The 90-day trial period is to be extended to enable all employers and new employees to have the chance to benefit from it, says Minister of Labour Kate Wilkinson.
The extension is among planned changes to the Employment Relations Act 2000 that Prime Minister John Key announced today in a speech to the National Party Conference.
"The Government is focused on growing a stronger economy and creating more jobs for New Zealand families," says Ms Wilkinson.
"There are a lot of people looking for work and the changes announced today will help boost employer confidence and encourage them to take on more staff."
Ms Wilkinson says a Department of Labour evaluation of the trial period showed it had been beneficial for both employers and employees.
"The evaluation showed that 40 percent of employers who had hired someone on a trial period said it was unlikely they would have taken on new employees without it.
"Trial periods were introduced to encourage employers to take on new staff and I'm pleased to see this is occurring.

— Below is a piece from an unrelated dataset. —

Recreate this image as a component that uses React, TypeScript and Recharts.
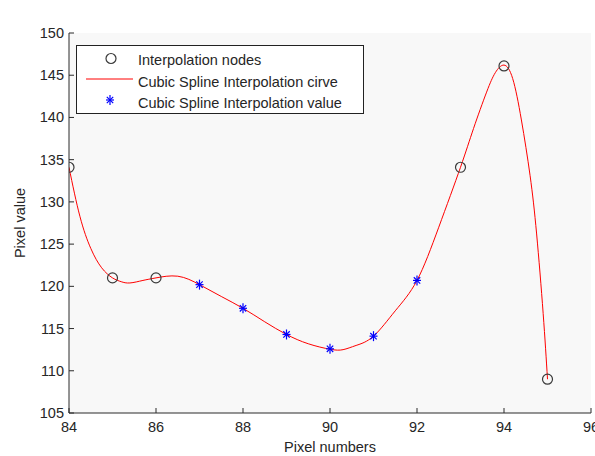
import React from 'react';
import { ComposedChart, Line, Scatter, XAxis, YAxis, CartesianGrid, Legend } from 'recharts';

const title = 'Cubic Spline Interpolation';
const xLabel = 'Pixel numbers';
const yLabel = 'Pixel value';
const legendLabels = ['Interpolation nodes', 'Cubic Spline Interpolation cirve', 'Cubic Spline Interpolation value'];

const nodeX = [84, 85, 86, 93, 94, 95];
const nodeY = [134.1, 121.0, 121.0, 134.1, 146.1, 109.0];

const starX = [87, 88, 89, 90, 91, 92];
const starY = [120.2, 117.4, 114.3, 112.6, 114.1, 120.7];

const curveX = [84, 84.25, 84.5, 84.75, 85, 85.2, 85.4, 85.7, 86, 86.5, 87, 87.5, 88, 88.5, 89, 89.5, 90, 90.3, 90.6, 91, 91.5, 92, 92.5, 93, 93.3, 93.6, 93.8, 94, 94.2, 94.4, 94.6, 94.75, 94.9, 95];
const curveY = [134.1, 128.3, 124.5, 122.2, 121.0, 120.55, 120.4, 120.7, 121.0, 121.2, 120.2, 118.8, 117.4, 115.8, 114.3, 113.2, 112.55, 112.5, 113.0, 114.1, 117.1, 120.7, 127.0, 134.1, 138.7, 143.0, 145.3, 146.2, 144.6, 139.7, 133.1, 126.2, 116.8, 109.0];

const xTicks = [84, 86, 88, 90, 92, 94, 96];
const yTicks = [105, 110, 115, 120, 125, 130, 135, 140, 145, 150];

const nodes = nodeX.map((x, i) => ({ x, y: nodeY[i] }));
const stars = starX.map((x, i) => ({ x, y: starY[i] }));
const curve = curveX.map((x, i) => ({ x, y: curveY[i] }));

const FONT = '"Liberation Sans", Arial, sans-serif';
const AX = '#2a2a2a';
const TXT = '#262626';
const FS = 14.5;

const Star = ({ cx, cy }: any) => (
  <g stroke="#0000ff" strokeWidth={1.2}>
    <line x1={cx} x2={cx} y1={cy - 5} y2={cy + 5} />
    <line x1={cx - 4} x2={cx + 4} y1={cy} y2={cy} />
    <line x1={cx - 3.2} x2={cx + 3.2} y1={cy - 3.2} y2={cy + 3.2} />
    <line x1={cx - 3.2} x2={cx + 3.2} y1={cy + 3.2} y2={cy - 3.2} />
  </g>
);

const Node = ({ cx, cy }: any) => (
  <circle cx={cx} cy={cy} r={5} fill="none" stroke="#3a3a3a" strokeWidth={1.2} />
);

const BottomTick = ({ x, y, payload }: any) => (
  <g>
    <line x1={x} x2={x} y1={y} y2={y - 5} stroke={AX} />
    <text x={x} y={y + 19} textAnchor="middle" fontSize={FS} fill={TXT} fontFamily={FONT}>{payload.value}</text>
  </g>
);
const TopTick = ({ x, y }: any) => <line x1={x} x2={x} y1={y} y2={y + 5} stroke={AX} />;
const LeftTick = ({ x, y, payload }: any) => (
  <g>
    <line x1={x} x2={x + 5} y1={y} y2={y} stroke={AX} />
    <text x={x - 5} y={y + 5} textAnchor="end" fontSize={FS} fill={TXT} fontFamily={FONT}>{payload.value}</text>
  </g>
);
const RightTick = ({ x, y }: any) => <line x1={x} x2={x - 5} y1={y} y2={y} stroke={AX} />;

const renderLegend = () => (
  <svg width={288} height={69} style={{ display: 'block' }}>
    <rect x={0.5} y={0.5} width={287} height={68} fill="#ffffff" stroke="#222" strokeWidth={1} />
    <Node cx={35} cy={13.5} />
    <line x1={10} x2={57} y1={34} y2={34} stroke="#ff0000" strokeWidth={1} />
    <Star cx={34} cy={55} />
    {legendLabels.map((t, i) => (
      <text key={t} x={62} y={20 + i * 21.6} fontSize={FS} fill={TXT} fontFamily={FONT}>{t}</text>
    ))}
  </svg>
);

export default function App() {
  return (
    <div style={{ position: 'absolute', left: 0, top: 0, width: 595, height: 456, background: '#fff' }}>
      <ComposedChart width={595} height={456} margin={{ top: 33, right: 4, bottom: 0, left: 0 }}>
        <CartesianGrid horizontal={false} vertical={false} fill="#f8f8f8" />
        <XAxis
          dataKey="x"
          type="number"
          domain={[84, 96]}
          ticks={xTicks}
          interval={0}
          allowDataOverflow
          height={43}
          tickSize={0}
          tickMargin={0}
          tickLine={false}
          axisLine={{ stroke: AX }}
          tick={<BottomTick />}
          label={{ value: xLabel, position: 'insideBottom', offset: 4, fontSize: FS, fill: TXT, fontFamily: FONT }}
        />
        <XAxis
          xAxisId="top"
          orientation="top"
          dataKey="x"
          type="number"
          domain={[84, 96]}
          ticks={xTicks}
          interval={0}
          allowDataOverflow
          height={0}
          tickSize={0}
          tickMargin={0}
          tickLine={false}
          axisLine={{ stroke: AX }}
          tick={<TopTick />}
          label={{ value: title, position: 'top', offset: 12, fontSize: FS, fill: TXT, fontFamily: FONT }}
        />
        <YAxis
          dataKey="y"
          type="number"
          domain={[105, 150]}
          ticks={yTicks}
          interval={0}
          allowDataOverflow
          width={69}
          tickSize={0}
          tickMargin={0}
          tickLine={false}
          axisLine={{ stroke: AX }}
          tick={<LeftTick />}
          label={{ value: yLabel, angle: -90, position: 'insideLeft', offset: 20, fontSize: FS, fill: TXT, fontFamily: FONT, style: { textAnchor: 'middle' } }}
        />
        <YAxis
          yAxisId="right"
          orientation="right"
          dataKey="y"
          type="number"
          domain={[105, 150]}
          ticks={yTicks}
          interval={0}
          allowDataOverflow
          width={0}
          tickSize={0}
          tickMargin={0}
          tickLine={false}
          axisLine={{ stroke: AX }}
          tick={<RightTick />}
        />
        <Scatter data={nodes} dataKey="y" shape={(p: any) => <Node cx={p.cx} cy={p.cy} />} isAnimationActive={false} />
        <Line data={curve} dataKey="y" type="natural" stroke="#ff0000" strokeWidth={1} dot={false} activeDot={false} isAnimationActive={false} />
        <Scatter data={stars} dataKey="y" shape={(p: any) => <Star cx={p.cx} cy={p.cy} />} isAnimationActive={false} />
        <Legend
          layout="vertical"
          align="center"
          verticalAlign="middle"
          wrapperStyle={{ left: 76, top: 45, width: 288, height: 69 }}
          content={renderLegend}
        />
      </ComposedChart>
    </div>
  );
}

"It's also great to see that by far the majority - at least 74 percent - of people employed on a trial period have maintained their employment. It's clear this law is a win-win for employers and employees. Extending it will give all employers and potential employees the chance to benefit from it."
Further changes to the Employment Relations Act include:
- Promoting mediation by providing that the Employment Relations Authority gives priority to mediated cases;
- Developing a Code of Professional Conduct for employment representatives;
- Enabling Authority members to throw out frivolous or vexatious cases at an early stage;
- Allowing Authority members to award penalties against parties who fail to attend investigation meetings without good cause; and
- Modifying the test of justification in s103A of the Act.
Rules on union access to workplaces will also change so any access will require the consent of the employer - but consent may not be unreasonably withheld.
"The Government is committed to an employment relations system that helps employers and employees resolve disputes quickly and inexpensively," says Ms Wilkinson.
"While the current system generally works well, it can prove time-consuming and costly. The changes announced today will reduce costs by providing a more efficient system while maintaining fairness.
"The Act Party has taken a close interest in these changes and I want to thank them for their valuable input."
A Bill amending the Employment Relations Act 2000 is being drafted for introduction this year.